I notice that all my replies embed the previous post into my message. How do I stop this, I feel bad using up all that space.

----------


## Dave A

I quietly wondered what that might be about  :Stick Out Tongue: 

Use the quick reply box at the bottom, or hit the _Post Reply_ button near the top and bottom of the thread instead of the _Quote_ button.

Or you could carry on the way you're doing it and just delete the stuff in the quotes tags  :Big Grin:

----------


## sterne.law@gmail.com

Thank you.

----------


## sterne.law@gmail.com

> Thank you.


I do use the quick reply. But still previous message is embedded. Should I remove the automatically parse links and media ticks in the miscellenous options menu?

----------


## sterne.law@gmail.com

> I do use the quick reply. But still previous message is embedded. Should I remove the automatically parse links and media ticks in the miscellenous options menu?


Trying it now. heres looking at you Bob :Batman:

----------


## Dave A

> Trying it now. heres looking at you Bob


This is using the Quick Reply button that shows up in each post.

----------


## Dave A

This is using the Quick Reply box at the bottom of each thread.

----------


## Dave A

Anthony, even if you use the Quick Reply button, you can just delete the quoted stuff it pulls through into the editor.

You'll also note at times I just quote the relevant part of a post. It's done much the same way - just keep the relevant part and delete the rest.

----------


## wynn

> - just keep the relevant part and delete the rest.

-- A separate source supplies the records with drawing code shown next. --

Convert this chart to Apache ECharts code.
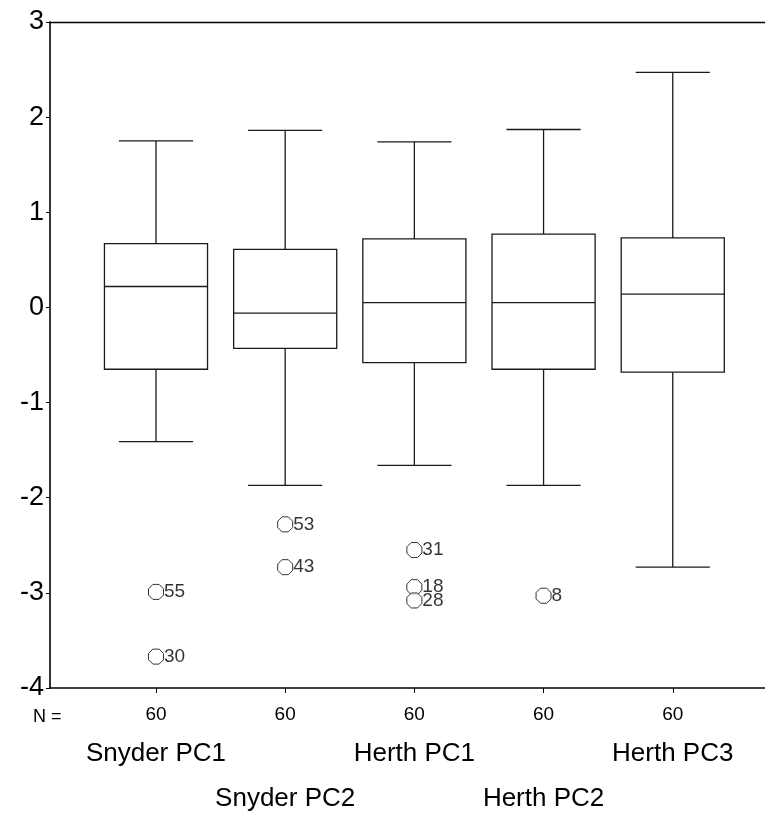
<!DOCTYPE html>
<html><head><meta charset="utf-8">
<script src="https://cdn.jsdelivr.net/npm/echarts@6/dist/echarts.min.js"></script>
<style>html,body{margin:0;padding:0;background:#fff}#c{width:765px;height:814px}</style>
</head><body><div id="c"></div><script>
// ---- data ----
const categories = ['Snyder PC1', 'Snyder PC2', 'Herth PC1', 'Herth PC2', 'Herth PC3'];
const nValues = [60, 60, 60, 60, 60];
const whiskerLow = [-1.41, -1.87, -1.66, -1.87, -2.73];
const q1 = [-0.65, -0.43, -0.58, -0.65, -0.68];
const median = [0.22, -0.06, 0.05, 0.05, 0.14];
const q3 = [0.67, 0.61, 0.72, 0.77, 0.73];
const whiskerHigh = [1.75, 1.86, 1.74, 1.87, 2.47];
const outlierGroup = [0, 0, 1, 1, 2, 2, 2, 3];
const outlierValue = [-2.99, -3.67, -2.28, -2.73, -2.55, -2.94, -3.08, -3.03];
const outlierId = ['55', '30', '53', '43', '31', '18', '28', '8'];
const yMin = -4, yMax = 3, yStep = 1;

// ---- build ----
const FONT = 'Liberation Sans, Arial, Helvetica, sans-serif';
const positions = categories.map((c, i) => i + 1);
const rowOnePos = positions.filter((p, i) => i % 2 === 0);
const rowTwoPos = positions.filter((p, i) => i % 2 === 1);
const boxData = categories.map((c, i) => [positions[i], whiskerLow[i], q1[i], median[i], q3[i], whiskerHigh[i]]);
const outlierData = outlierValue.map((v, i) => [positions[outlierGroup[i]], v, outlierId[i]]);
const catName = v => { const i = Math.round(v) - 1; return (i >= 0 && i < categories.length) ? categories[i] : ''; };
const nName = v => { const i = Math.round(v) - 1; return (i >= 0 && i < nValues.length) ? String(nValues[i]) : ''; };

const chart = echarts.init(document.getElementById('c'), null, {renderer: 'canvas'});
const LINE = {stroke: '#1a1a1a', lineWidth: 1.3, fill: null};

function renderBox(params, api) {
  const x = api.value(0);
  const pLow = api.coord([x, api.value(1)]);
  const pQ1 = api.coord([x, api.value(2)]);
  const pMed = api.coord([x, api.value(3)]);
  const pQ3 = api.coord([x, api.value(4)]);
  const pHigh = api.coord([x, api.value(5)]);
  const halfBox = api.size([0.399, 0])[0];
  const halfCap = api.size([0.287, 0])[0];
  const cx = pMed[0];
  const ln = (x1, y1, x2, y2) => ({type: 'line', shape: {x1, y1, x2, y2}, style: LINE});
  return {
    type: 'group',
    children: [
      ln(cx, pHigh[1], cx, pQ3[1]),
      ln(cx - halfCap, pHigh[1], cx + halfCap, pHigh[1]),
      ln(cx, pQ1[1], cx, pLow[1]),
      ln(cx - halfCap, pLow[1], cx + halfCap, pLow[1]),
      {type: 'rect', shape: {x: cx - halfBox, y: pQ3[1], width: 2 * halfBox, height: pQ1[1] - pQ3[1]},
       style: {stroke: '#1a1a1a', lineWidth: 1.3, fill: '#fff'}},
      ln(cx - halfBox, pMed[1], cx + halfBox, pMed[1])
    ]
  };
}

const xMin = 0.1796, xMax = 5.714;
const nameAxis = (vals, margin) => ({
  type: 'value', min: xMin, max: xMax, position: 'bottom', offset: 0,
  axisLine: {show: false}, axisTick: {show: false}, splitLine: {show: false},
  axisLabel: {
    show: true, customValues: vals, margin: margin, color: '#000', fontFamily: FONT,
    fontSize: 26, lineHeight: 30, showMinLabel: true, showMaxLabel: true, hideOverlap: false,
    formatter: catName
  }
});

const option = {
  animation: false,
  backgroundColor: '#fff',
  textStyle: {fontFamily: FONT},
  grid: {left: 50, right: 0, top: 22, bottom: 122, containLabel: false},
  xAxis: [{
    type: 'value', min: xMin, max: xMax, position: 'bottom',
    axisLine: {show: true, onZero: false, lineStyle: {color: '#000', width: 1.6}},
    axisTick: {show: true, customValues: positions, length: 5, lineStyle: {color: '#000', width: 1}},
    axisLabel: {
      show: true, customValues: positions, margin: 16, color: '#000', fontFamily: FONT,
      fontSize: 19, lineHeight: 22, showMinLabel: true, showMaxLabel: true, hideOverlap: false,
      formatter: nName
    },
    splitLine: {show: false}
  }, {
    type: 'value', min: xMin, max: xMax, position: 'top',
    axisLine: {show: true, onZero: false, lineStyle: {color: '#000', width: 1.4}},
    axisTick: {show: false}, axisLabel: {show: false}, splitLine: {show: false}
  },
  nameAxis(rowOnePos, 51),
  nameAxis(rowTwoPos, 96)
  ],
  yAxis: {
    type: 'value', min: yMin, max: yMax, interval: yStep,
    axisLine: {show: true, onZero: false, lineStyle: {color: '#000', width: 1.6}},
    axisTick: {show: true, length: 4, lineStyle: {color: '#000', width: 1}},
    axisLabel: {fontSize: 27, color: '#000', margin: 6, fontFamily: FONT},
    splitLine: {show: false}
  },
  graphic: [{
    type: 'text', left: 33, top: 708,
    style: {text: 'N =', fontSize: 18, fill: '#000', fontFamily: FONT}
  }],
  series: [{
    type: 'custom',
    renderItem: renderBox,
    data: boxData,
    encode: {x: 0, y: [1, 2, 3, 4, 5]},
    clip: false,
    z: 2
  }, {
    type: 'scatter',
    data: outlierData,
    symbol: 'path://M2.93,0 L7.07,0 L10,2.93 L10,7.07 L7.07,10 L2.93,10 L0,7.07 L0,2.93 Z',
    symbolSize: 15,
    itemStyle: {color: '#fff', borderColor: '#000', borderWidth: 1},
    label: {
      show: true, position: 'right', distance: 0, color: '#000', fontSize: 19, fontFamily: FONT,
      formatter: p => p.value[2]
    },
    z: 3
  }]
};
chart.setOption(option);
</script></body></html>
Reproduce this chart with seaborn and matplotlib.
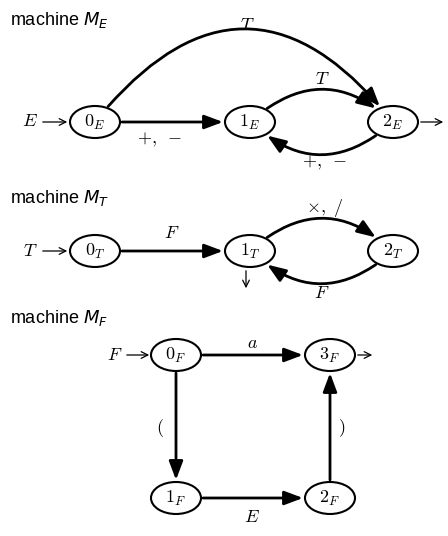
import matplotlib
matplotlib.use("Agg")
import matplotlib.pyplot as plt
import seaborn as sns
from matplotlib.patches import Ellipse, FancyArrowPatch

sns.set_theme(style="white")
plt.rcParams["font.family"] = ["Liberation Sans", "DejaVu Sans"]
plt.rcParams["mathtext.fontset"] = "cm"
plt.rcParams["text.color"] = "black"

# machine titles and states
titles = [r"machine $M_E$", r"machine $M_T$", r"machine $M_F$"]
states_E = [r"$0_E$", r"$1_E$", r"$2_E$"]
states_T = [r"$0_T$", r"$1_T$", r"$2_T$"]
states_F = [r"$0_F$", r"$1_F$", r"$2_F$", r"$3_F$"]
# transitions: (from, to, label, curvature)
edges_E = [(0, 1, r"$+,\ -$", 0.0), (0, 2, r"$T$", -0.62), (1, 2, r"$T$", -0.45), (2, 1, r"$+,\ -$", -0.45)]
edges_T = [(0, 1, r"$F$", 0.0), (1, 2, r"$\times,\ /$", -0.45), (2, 1, r"$F$", -0.45)]
edges_F = [(0, 3, r"$a$", 0.0), (0, 1, r"$($", 0.0), (1, 2, r"$E$", 0.0), (2, 3, r"$)$", 0.0)]

fig = plt.figure(figsize=(4.48, 5.36), dpi=100)
ax = fig.add_axes([0, 0, 1, 1])
ax.set_xlim(0, 448)
ax.set_ylim(536, 0)
ax.axis("off")

def node(x, y, lab):
    e = Ellipse((x, y), 50, 32, fill=False, lw=1.5, ec="black")
    ax.add_patch(e)
    ax.text(x, y, lab, ha="center", va="center", fontsize=13)
    return e

def arrow(a, b, rad, lw=2.0):
    p = FancyArrowPatch(a.center, b.center, patchA=a, patchB=b,
                        connectionstyle=f"arc3,rad={rad}",
                        arrowstyle="-|>,head_length=0.8,head_width=0.3",
                        mutation_scale=14, lw=lw, color="black")
    ax.add_patch(p)

def thin(x0, y0, x1, y1):
    ax.annotate("", xy=(x1, y1), xytext=(x0, y0),
                arrowprops=dict(arrowstyle="->", lw=0.9, color="black"))

for t, y in zip(titles, [20, 198, 318]):
    ax.text(10, y, t, fontsize=13, va="center", math_fontfamily="dejavusans")

# M_E
pos_E = [(95, 122), (250, 122), (393, 122)]
nE = [node(x, y, s) for (x, y), s in zip(pos_E, states_E)]
for i, j, lab, r in edges_E:
    arrow(nE[i], nE[j], r)
ax.text(30, 122, r"$E$", ha="center", va="center", fontsize=13)
thin(40, 122, 70, 122)
thin(418, 122, 446, 122)
label_pos_E = [(160, 140), (247, 26), (322, 80), (325, 163)]
for (i, j, lab, r), (x, y) in zip(edges_E, label_pos_E):
    ax.text(x, y, lab, ha="center", va="center", fontsize=13)

# M_T
pos_T = [(95, 251), (250, 251), (393, 251)]
nT = [node(x, y, s) for (x, y), s in zip(pos_T, states_T)]
for i, j, lab, r in edges_T:
    arrow(nT[i], nT[j], r)
ax.text(30, 251, r"$T$", ha="center", va="center", fontsize=13)
thin(40, 251, 70, 251)
thin(246, 268, 246, 291)
label_pos_T = [(172, 233), (325, 208), (322, 293)]
for (i, j, lab, r), (x, y) in zip(edges_T, label_pos_T):
    ax.text(x, y, lab, ha="center", va="center", fontsize=13)

# M_F
pos_F = [(176, 355), (176, 498), (330, 498), (330, 355)]
nF = [node(x, y, s) for (x, y), s in zip(pos_F, states_F)]
for i, j, lab, r in edges_F:
    arrow(nF[i], nF[j], r)
ax.text(115, 355, r"$F$", ha="center", va="center", fontsize=13)
thin(124, 355, 152, 355)
thin(355, 355, 375, 355)
label_pos_F = [(252, 343), (160, 428), (252, 518), (342, 428)]
for (i, j, lab, r), (x, y) in zip(edges_F, label_pos_F):
    ax.text(x, y, lab, ha="center", va="center", fontsize=13)

fig.savefig("out.png", dpi=100)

So that is how yu do it!!!

----------


## Dave A

:Thumbup:  @ Wynn

----------


## sterne.law@gmail.com

I have it figured now. Was not using quick reply at bottom of thread.
On an aside, I like the new smilies, in particualr batman, the boxing face and the head butt!!!!NICE!

----------


## AndyD

There's an addon for Firefox that might help bbcode novices

----------


## Dave A

> On an aside, I like the new smilies,


 :Hmmm:  Ever checked out that [more] link under the smilies set in the reply box?

----------